Bienvenue au tribunal
Qui peut croire qu’au XXIe siècle, le tribunal de première instance d’un arrondissement comme Makak se trouve encore sous une véranda ? Incroyable, pourtant vrai. C’est la première image qui attire l’attention du nouveau venu dans cette ville. Vendredi, 4 septembre 2009, une foule de personnes est regroupée près d’une véranda. A l’approche, on aperçoit écrit en gras et en noir sur la voûte : « Le tribunal ». Bien décoré par la mousse qui y pousse tout autour et sur la dalle. Juste en-dessous, les couleurs nationales dessinées sur le mur ont perdu de leur clarté. Tant le mur est fendillé et vétuste. La broussaille a envahi le site. Sous la véranda, les responsables de justice ici présentes sont constituées uniquement de femmes (Présidente de tribunal, Procureur, Greffière, traductrice…) et assises sur des chaises faites en plastique. Une dizaine d’audiences est annoncée au menu. La barre où se place le plaignant est déjà cassée et c’est avec peine qu’on remarque qu’elle a été peinte dans le passé avec une chaud de couleur blanche.
La centaine de personnes constituée de plaignants, accusés et de curieux venue assister aux audiences est soit debout soit assises à même les mauvaises herbes. Derrière ce collège de femmes de justice se trouve une grande salle où l’on peut voir un tableau et quelques bancs. Sur le battant des deux portes qui donnent accès dans cette salle, il est écrit sur « Municipal », « Législatif ». « C’est dans cette salle que nous été appelés à voter lors des dernières élections municipales et législatives au Cameroun. Après ça, on continue à assister à nos audiences sous cette dalle. On n’a aucun problème », souligne Justin Njock venu assister aux audiences. Et de poursuivre : « Ces femmes qui président ces audiences sont des nouvelles. Nous ne les connaissons pas encore. Surtout qu’elles quittent Eséka pour venir juger les gens ». Selon madame Lissouk, quand il pleut, les gens sont obligés de s’entasser comme des sardines sous la dalle juste à l’entrée et les audiences peuvent se poursuivre. « Ceux qui n’ont pas de place ou qui sont mouillés sont obligés de trouver refuge ailleurs. Les audiences poursuivent leur cours normalement. Elles s’arrêtent uniquement au cas où la pluie est violente et mouille les responsables de la justice et les dossiers des gens. Si c’est pour nous autres, c’est une question d’habituées. Cela ne nous gène plus », ajoute-t-elle.

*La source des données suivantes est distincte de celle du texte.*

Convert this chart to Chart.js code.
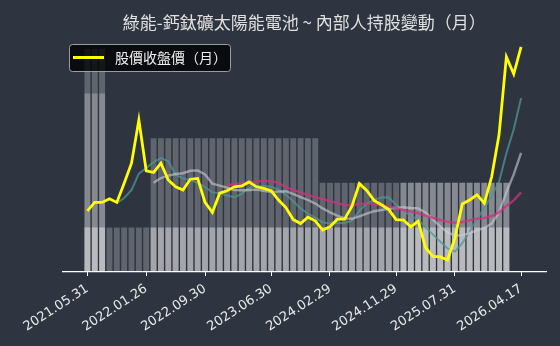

Après investigation, un octogénaire nous révèle que ce tribunal de première instance de Makak situé à équidistance entre la Mairie rurale, la Sous préfecture et les rails qui traversent cet arrondissement, est installé sous cette véranda depuis plus de quarante années. « Si mes souvenirs sont exacts, le tribunal coutumier a aussi siège à cet endroit. C’est donc une continuité en attendant que les pouvoirs publics nous construisent un tribunal digne de ce nom comme dans toute ville ou tout arrondissement », espère-t-il. Jusqu’au moment où nous quittions la ville, les audiences se poursuivaient encore. Difficile de discuter avec les responsables de cette justices.